Torn by fear and pity, the man becomes more immersed in her tale, and finds that boredom has, indeed, brought him to the most terrifying place he's ever been.
Lee Rourke is the author of the short story collection Everyday. He is also one of England's leading young literary critics, writing regularly for The Guardian, The Independent, TLS and the New Statesman, as well as leading book blogs such as Ready, Steady, Book. He is Contributing Editor at 3:AM Magazine and also blogs at Sponge! He lives in London.
"A story assembled from everyday objects, unassumingly and quietly, that stuns and horrifies by increments... The Canal may look, at first glance, like a love story, but it harnesses the power of a parable."
—John Wray, author of Lowboy
"Leading light of the self-styled Off-Beat Generation, Rourke stakes his claim as heir apparent to greats such as Ballard, Joyce or Houellebecq."
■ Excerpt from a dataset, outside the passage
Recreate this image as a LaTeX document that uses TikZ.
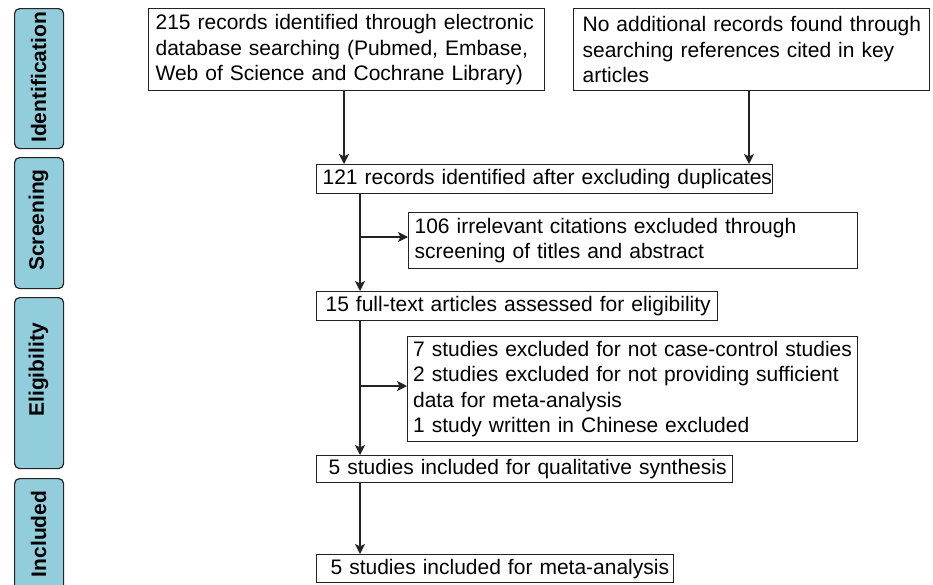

"Is it possible to find meaning in boredom? Lee Rourke believes that there is meaning in this most maligned of moods. Finding it just takes time—a boring enterprise to be sure, but as Rourke's antihero discovers, a liberating one." —The Wall Street Journal
“You have to salute Rourke - he has written a novel about boredom and how it saturates modernity, which is a ballsy thing to do. But The Canal also takes in urban renewal, technology and violence as it questions the manner in which we live our lives in the 21st century. In a particularly affecting scene, Rourke describes a funeral and the way the guests behave as though they are actors playing roles. Authenticity may be in recession, but novels like this help us to recover our sense of it. If you fancy a cerebral summer read then make it The Canal. For a book about urban ennui it's one hell of a page-turner.” —GQ (UK)
“The narrator’s true spiritual ancestor then may be Proust’s Marcel, a man who knew exactly what to do with boredom. Instead of sentimentalizing childhood snacks, however, this narrator sentimentalizes ugly, bewildering, and homely moments, and does a lovely job of it….Even though nothing much happens in The Canal, Rourke pulls off a neat trick: a dull stretch of urban neglect and a dull, ordinary life are transformed into beautiful creatures. The muck dredged from the canal and the muck dredged from the narrator’s memory are evidence of sad, strange urban histories full of longing, repression, and compulsion. The Canal is an interesting and provocative debut—but readers who disagree that boredom is a good thing, be warned.” —The Rumpus
"[A] thoughtful, occasionally disturbing and curiously affecting debut novel.... While unreservedly a novel of discourse and digression, The Canal also understands that tension and intrigue are just as important as literary devices. It's this careful balance that makes for a refreshing, memorable and powerful novel – and one that confirms Rourke as a writer of exceptional promise."
—Stuart Evers, The Independent (UK)
"Achingly thought-provoking and beautiful... It feels right-up-to-the-minute and urgent."
"A strange explosion of a book."
"Clear prose and some of the best dialog I've read in years. A wonderful book that is partially about trying to escape boredom, becomes a meditation on life and what is meaningful and meaningless and how those things can be frighteningly both. I'm glad I read this book."